[Collected data entries]
┌──

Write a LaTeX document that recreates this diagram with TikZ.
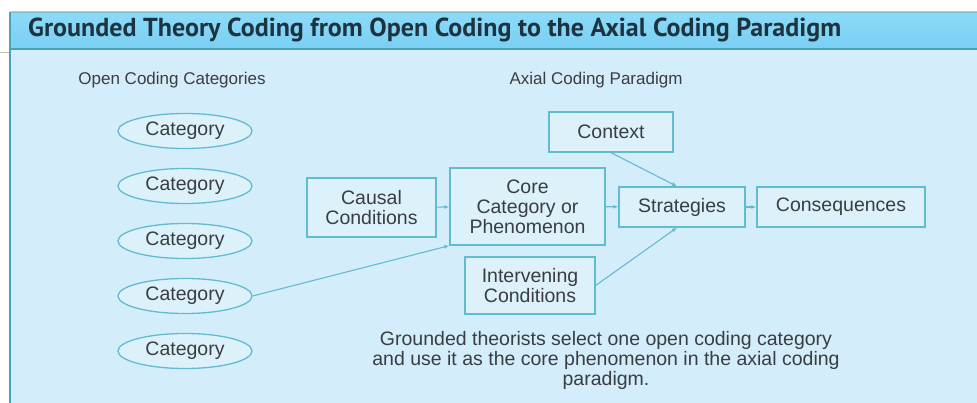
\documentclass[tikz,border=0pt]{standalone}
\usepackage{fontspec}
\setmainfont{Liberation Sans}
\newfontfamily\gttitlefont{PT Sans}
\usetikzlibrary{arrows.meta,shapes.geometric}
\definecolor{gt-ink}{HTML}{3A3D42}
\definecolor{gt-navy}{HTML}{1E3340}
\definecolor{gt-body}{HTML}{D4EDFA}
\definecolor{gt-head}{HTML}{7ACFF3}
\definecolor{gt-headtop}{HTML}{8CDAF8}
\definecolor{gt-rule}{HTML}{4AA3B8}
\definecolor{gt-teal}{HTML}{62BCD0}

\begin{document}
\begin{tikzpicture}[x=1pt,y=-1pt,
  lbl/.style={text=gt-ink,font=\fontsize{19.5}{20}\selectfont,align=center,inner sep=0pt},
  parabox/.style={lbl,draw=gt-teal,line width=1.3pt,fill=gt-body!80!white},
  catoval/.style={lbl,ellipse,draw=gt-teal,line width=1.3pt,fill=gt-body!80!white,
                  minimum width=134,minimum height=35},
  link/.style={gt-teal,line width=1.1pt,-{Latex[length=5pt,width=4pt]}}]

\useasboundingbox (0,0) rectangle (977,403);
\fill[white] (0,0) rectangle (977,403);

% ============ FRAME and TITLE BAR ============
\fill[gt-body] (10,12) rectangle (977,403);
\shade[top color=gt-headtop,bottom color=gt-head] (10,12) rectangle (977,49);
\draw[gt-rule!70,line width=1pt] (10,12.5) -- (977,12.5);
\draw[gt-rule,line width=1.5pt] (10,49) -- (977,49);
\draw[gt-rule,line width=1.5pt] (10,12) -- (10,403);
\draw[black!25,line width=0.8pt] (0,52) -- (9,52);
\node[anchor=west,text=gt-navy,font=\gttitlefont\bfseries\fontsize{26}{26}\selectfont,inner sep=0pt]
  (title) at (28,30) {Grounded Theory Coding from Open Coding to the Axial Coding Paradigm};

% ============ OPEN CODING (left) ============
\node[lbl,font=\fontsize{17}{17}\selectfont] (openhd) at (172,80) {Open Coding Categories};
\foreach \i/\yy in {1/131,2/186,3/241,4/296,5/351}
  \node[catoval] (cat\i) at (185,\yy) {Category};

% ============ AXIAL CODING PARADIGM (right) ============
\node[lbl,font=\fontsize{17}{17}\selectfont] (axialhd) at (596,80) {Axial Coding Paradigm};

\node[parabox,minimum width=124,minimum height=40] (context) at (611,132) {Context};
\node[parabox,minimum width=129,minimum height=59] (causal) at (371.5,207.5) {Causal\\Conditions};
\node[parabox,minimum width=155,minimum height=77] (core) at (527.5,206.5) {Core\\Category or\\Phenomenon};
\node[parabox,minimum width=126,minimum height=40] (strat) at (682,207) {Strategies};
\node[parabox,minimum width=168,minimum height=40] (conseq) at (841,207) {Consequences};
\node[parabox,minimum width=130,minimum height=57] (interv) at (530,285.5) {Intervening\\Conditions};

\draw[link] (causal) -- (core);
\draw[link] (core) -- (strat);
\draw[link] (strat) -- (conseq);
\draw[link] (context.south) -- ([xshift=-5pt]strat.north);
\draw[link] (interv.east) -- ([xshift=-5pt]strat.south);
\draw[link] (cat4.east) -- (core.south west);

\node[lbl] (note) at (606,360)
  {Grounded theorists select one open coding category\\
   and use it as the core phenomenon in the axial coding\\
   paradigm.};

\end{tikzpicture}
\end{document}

└──
┌──

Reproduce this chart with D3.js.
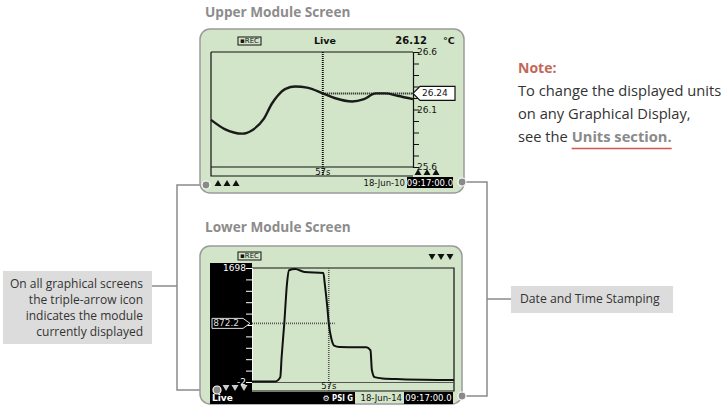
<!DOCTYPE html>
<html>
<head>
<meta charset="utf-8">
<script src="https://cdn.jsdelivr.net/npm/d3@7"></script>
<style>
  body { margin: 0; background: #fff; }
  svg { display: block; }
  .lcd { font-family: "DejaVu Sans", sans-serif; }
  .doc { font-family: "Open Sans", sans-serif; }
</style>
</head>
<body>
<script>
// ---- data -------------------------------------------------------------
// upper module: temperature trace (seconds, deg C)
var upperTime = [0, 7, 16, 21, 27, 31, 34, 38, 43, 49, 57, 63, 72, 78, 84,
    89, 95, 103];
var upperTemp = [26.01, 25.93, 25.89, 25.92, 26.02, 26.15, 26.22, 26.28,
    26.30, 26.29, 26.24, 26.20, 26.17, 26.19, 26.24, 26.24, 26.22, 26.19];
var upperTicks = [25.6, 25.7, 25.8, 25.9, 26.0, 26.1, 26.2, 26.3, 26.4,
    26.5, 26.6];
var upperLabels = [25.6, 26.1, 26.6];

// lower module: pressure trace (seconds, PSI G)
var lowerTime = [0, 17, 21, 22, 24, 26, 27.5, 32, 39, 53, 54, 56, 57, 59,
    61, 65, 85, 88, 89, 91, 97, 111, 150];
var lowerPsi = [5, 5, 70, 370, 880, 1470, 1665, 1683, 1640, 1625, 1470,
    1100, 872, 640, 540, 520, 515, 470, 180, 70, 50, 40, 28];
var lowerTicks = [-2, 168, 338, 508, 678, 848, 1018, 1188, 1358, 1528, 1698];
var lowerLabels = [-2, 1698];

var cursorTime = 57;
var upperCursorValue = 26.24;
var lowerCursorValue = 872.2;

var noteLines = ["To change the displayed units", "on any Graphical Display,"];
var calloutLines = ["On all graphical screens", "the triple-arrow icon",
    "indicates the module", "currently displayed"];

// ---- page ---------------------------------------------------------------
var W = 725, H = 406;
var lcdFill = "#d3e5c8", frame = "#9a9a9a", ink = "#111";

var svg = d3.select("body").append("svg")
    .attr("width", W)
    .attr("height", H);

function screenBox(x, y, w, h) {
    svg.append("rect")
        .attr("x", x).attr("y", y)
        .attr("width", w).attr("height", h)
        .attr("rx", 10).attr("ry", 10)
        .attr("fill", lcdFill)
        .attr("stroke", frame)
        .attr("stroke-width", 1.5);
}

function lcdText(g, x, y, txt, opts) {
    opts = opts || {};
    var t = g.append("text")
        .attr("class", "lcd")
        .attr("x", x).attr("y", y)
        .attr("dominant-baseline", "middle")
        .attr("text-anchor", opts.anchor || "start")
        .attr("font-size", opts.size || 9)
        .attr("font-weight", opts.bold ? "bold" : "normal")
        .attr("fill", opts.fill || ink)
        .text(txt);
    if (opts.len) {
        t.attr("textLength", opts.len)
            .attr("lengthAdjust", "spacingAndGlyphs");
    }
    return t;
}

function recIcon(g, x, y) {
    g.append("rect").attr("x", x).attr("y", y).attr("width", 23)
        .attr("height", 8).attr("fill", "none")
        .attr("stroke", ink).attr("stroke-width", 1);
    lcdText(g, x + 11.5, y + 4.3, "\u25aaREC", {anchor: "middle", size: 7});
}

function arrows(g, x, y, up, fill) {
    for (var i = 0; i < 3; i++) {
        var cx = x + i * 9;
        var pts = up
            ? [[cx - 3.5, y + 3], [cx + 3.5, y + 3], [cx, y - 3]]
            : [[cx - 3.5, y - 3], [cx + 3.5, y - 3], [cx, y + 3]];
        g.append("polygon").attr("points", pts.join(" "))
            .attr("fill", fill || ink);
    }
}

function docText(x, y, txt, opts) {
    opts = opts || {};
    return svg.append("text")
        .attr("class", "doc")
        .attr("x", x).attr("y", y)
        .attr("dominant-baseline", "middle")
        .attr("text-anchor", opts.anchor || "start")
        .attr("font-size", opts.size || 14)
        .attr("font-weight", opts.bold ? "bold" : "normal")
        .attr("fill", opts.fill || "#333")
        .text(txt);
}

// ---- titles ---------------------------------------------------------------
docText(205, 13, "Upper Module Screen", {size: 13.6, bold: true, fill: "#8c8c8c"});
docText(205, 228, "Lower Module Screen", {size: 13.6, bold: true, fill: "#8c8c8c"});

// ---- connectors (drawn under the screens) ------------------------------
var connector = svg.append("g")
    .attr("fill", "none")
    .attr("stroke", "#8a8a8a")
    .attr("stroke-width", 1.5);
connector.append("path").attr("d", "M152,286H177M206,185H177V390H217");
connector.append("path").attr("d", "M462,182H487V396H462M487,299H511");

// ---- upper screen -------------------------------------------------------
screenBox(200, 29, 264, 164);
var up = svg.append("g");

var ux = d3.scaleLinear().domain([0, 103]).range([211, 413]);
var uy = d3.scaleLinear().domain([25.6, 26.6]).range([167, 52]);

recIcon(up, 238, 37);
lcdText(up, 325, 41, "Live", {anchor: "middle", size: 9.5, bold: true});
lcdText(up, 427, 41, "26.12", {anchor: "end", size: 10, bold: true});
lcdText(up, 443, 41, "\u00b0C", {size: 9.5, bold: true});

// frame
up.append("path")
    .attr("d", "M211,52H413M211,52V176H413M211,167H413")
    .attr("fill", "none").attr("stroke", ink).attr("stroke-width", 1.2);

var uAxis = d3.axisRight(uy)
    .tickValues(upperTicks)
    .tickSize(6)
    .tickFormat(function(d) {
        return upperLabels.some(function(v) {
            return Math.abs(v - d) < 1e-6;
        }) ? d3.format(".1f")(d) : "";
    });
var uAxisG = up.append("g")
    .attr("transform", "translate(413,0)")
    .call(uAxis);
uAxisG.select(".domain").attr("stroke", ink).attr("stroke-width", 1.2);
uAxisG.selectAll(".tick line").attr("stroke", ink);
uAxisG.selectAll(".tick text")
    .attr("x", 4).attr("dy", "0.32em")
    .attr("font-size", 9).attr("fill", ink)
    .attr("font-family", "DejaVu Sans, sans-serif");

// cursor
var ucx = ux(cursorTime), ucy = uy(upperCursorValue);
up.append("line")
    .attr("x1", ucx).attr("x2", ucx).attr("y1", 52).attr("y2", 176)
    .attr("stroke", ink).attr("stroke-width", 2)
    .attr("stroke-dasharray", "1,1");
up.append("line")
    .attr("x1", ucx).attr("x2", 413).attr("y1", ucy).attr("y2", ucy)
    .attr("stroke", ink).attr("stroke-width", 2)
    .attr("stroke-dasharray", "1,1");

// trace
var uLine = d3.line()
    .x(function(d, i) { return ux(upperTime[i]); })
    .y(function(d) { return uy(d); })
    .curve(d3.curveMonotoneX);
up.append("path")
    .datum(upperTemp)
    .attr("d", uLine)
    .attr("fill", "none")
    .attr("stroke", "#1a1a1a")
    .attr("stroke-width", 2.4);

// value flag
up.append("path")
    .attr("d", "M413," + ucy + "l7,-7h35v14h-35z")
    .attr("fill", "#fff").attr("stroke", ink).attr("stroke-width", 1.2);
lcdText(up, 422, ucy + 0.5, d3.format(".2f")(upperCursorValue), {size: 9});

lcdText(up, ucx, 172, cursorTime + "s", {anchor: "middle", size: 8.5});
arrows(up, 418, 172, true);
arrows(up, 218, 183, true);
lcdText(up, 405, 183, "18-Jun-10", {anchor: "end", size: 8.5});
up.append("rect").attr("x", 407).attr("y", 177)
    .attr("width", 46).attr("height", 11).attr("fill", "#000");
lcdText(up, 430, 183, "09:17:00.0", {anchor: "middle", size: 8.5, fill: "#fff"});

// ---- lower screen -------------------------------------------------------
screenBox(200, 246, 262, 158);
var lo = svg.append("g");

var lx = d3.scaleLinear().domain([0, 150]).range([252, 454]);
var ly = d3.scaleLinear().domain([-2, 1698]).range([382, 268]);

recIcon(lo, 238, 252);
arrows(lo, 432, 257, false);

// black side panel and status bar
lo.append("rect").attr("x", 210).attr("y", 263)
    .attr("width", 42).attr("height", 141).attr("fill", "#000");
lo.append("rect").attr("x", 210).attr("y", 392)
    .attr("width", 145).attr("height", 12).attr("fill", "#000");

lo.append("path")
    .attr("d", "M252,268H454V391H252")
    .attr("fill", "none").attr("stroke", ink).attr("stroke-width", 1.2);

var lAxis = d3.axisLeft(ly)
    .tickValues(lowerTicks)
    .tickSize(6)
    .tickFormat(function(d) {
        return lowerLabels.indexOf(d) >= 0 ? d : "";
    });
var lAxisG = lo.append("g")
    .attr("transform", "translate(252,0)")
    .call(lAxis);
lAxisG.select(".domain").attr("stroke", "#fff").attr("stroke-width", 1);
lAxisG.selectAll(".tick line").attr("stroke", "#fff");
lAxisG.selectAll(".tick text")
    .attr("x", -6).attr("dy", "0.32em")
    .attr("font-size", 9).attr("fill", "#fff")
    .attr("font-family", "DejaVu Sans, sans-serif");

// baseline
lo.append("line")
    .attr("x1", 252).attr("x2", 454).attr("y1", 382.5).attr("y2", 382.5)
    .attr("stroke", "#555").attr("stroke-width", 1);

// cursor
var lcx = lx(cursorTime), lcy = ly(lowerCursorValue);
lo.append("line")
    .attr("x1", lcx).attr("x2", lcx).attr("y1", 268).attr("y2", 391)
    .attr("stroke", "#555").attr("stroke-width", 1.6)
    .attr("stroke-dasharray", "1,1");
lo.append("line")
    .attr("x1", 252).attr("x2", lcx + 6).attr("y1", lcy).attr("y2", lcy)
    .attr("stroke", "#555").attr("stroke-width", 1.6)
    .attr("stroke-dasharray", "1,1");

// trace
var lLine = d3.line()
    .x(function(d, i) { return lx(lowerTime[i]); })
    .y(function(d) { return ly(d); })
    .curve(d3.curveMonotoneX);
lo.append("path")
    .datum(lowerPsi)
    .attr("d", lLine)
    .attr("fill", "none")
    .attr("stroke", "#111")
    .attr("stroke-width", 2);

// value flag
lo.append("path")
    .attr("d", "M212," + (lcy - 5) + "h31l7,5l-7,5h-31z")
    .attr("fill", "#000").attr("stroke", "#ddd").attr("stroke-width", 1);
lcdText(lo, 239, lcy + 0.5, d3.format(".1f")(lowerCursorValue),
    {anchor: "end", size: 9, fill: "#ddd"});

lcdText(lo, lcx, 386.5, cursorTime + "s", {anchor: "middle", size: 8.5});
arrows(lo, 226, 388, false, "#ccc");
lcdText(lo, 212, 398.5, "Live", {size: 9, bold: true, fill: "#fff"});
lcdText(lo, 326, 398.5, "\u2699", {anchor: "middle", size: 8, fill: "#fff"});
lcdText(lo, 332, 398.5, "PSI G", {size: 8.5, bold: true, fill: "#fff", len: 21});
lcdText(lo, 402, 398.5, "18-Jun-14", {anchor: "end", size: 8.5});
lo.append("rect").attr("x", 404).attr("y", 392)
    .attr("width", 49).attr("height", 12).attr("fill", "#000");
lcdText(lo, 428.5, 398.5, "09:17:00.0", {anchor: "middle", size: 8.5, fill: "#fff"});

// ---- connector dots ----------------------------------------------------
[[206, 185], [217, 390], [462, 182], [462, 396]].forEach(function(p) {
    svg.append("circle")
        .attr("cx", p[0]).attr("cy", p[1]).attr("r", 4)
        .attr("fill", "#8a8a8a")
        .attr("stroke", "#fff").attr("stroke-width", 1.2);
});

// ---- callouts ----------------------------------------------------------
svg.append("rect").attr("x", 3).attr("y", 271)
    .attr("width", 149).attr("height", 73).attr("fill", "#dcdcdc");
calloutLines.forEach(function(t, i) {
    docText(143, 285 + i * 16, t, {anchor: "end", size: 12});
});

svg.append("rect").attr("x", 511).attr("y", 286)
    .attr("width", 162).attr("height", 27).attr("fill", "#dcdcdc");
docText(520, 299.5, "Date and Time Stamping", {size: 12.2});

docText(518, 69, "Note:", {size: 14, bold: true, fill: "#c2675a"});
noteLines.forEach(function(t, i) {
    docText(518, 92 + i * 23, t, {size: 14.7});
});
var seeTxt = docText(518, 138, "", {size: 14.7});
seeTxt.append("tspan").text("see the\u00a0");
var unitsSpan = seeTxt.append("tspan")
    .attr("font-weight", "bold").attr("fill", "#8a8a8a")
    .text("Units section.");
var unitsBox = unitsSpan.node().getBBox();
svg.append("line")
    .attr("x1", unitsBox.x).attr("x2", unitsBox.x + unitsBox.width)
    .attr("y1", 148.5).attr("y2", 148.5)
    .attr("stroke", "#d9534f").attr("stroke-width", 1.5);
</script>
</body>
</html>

└──

- **Work to be completed**
Keep to the lines above from the line with "Write a LaTeX" to the line with "(axialhd) at (596,80)", and set down exactly those, inclusive, with nothing else and every picture left out.

- **Reply to the exercise**
Write a LaTeX document that recreates this diagram with TikZ.
\documentclass[tikz,border=0pt]{standalone}
\usepackage{fontspec}
\setmainfont{Liberation Sans}
\newfontfamily\gttitlefont{PT Sans}
\usetikzlibrary{arrows.meta,shapes.geometric}
\definecolor{gt-ink}{HTML}{3A3D42}
\definecolor{gt-navy}{HTML}{1E3340}
\definecolor{gt-body}{HTML}{D4EDFA}
\definecolor{gt-head}{HTML}{7ACFF3}
\definecolor{gt-headtop}{HTML}{8CDAF8}
\definecolor{gt-rule}{HTML}{4AA3B8}
\definecolor{gt-teal}{HTML}{62BCD0}

\begin{document}
\begin{tikzpicture}[x=1pt,y=-1pt,
  lbl/.style={text=gt-ink,font=\fontsize{19.5}{20}\selectfont,align=center,inner sep=0pt},
  parabox/.style={lbl,draw=gt-teal,line width=1.3pt,fill=gt-body!80!white},
  catoval/.style={lbl,ellipse,draw=gt-teal,line width=1.3pt,fill=gt-body!80!white,
                  minimum width=134,minimum height=35},
  link/.style={gt-teal,line width=1.1pt,-{Latex[length=5pt,width=4pt]}}]

\useasboundingbox (0,0) rectangle (977,403);
\fill[white] (0,0) rectangle (977,403);

% ============ FRAME and TITLE BAR ============
\fill[gt-body] (10,12) rectangle (977,403);
\shade[top color=gt-headtop,bottom color=gt-head] (10,12) rectangle (977,49);
\draw[gt-rule!70,line width=1pt] (10,12.5) -- (977,12.5);
\draw[gt-rule,line width=1.5pt] (10,49) -- (977,49);
\draw[gt-rule,line width=1.5pt] (10,12) -- (10,403);
\draw[black!25,line width=0.8pt] (0,52) -- (9,52);
\node[anchor=west,text=gt-navy,font=\gttitlefont\bfseries\fontsize{26}{26}\selectfont,inner sep=0pt]
  (title) at (28,30) {Grounded Theory Coding from Open Coding to the Axial Coding Paradigm};

% ============ OPEN CODING (left) ============
\node[lbl,font=\fontsize{17}{17}\selectfont] (openhd) at (172,80) {Open Coding Categories};
\foreach \i/\yy in {1/131,2/186,3/241,4/296,5/351}
  \node[catoval] (cat\i) at (185,\yy) {Category};

% ============ AXIAL CODING PARADIGM (right) ============
\node[lbl,font=\fontsize{17}{17}\selectfont] (axialhd) at (596,80) {Axial Coding Paradigm};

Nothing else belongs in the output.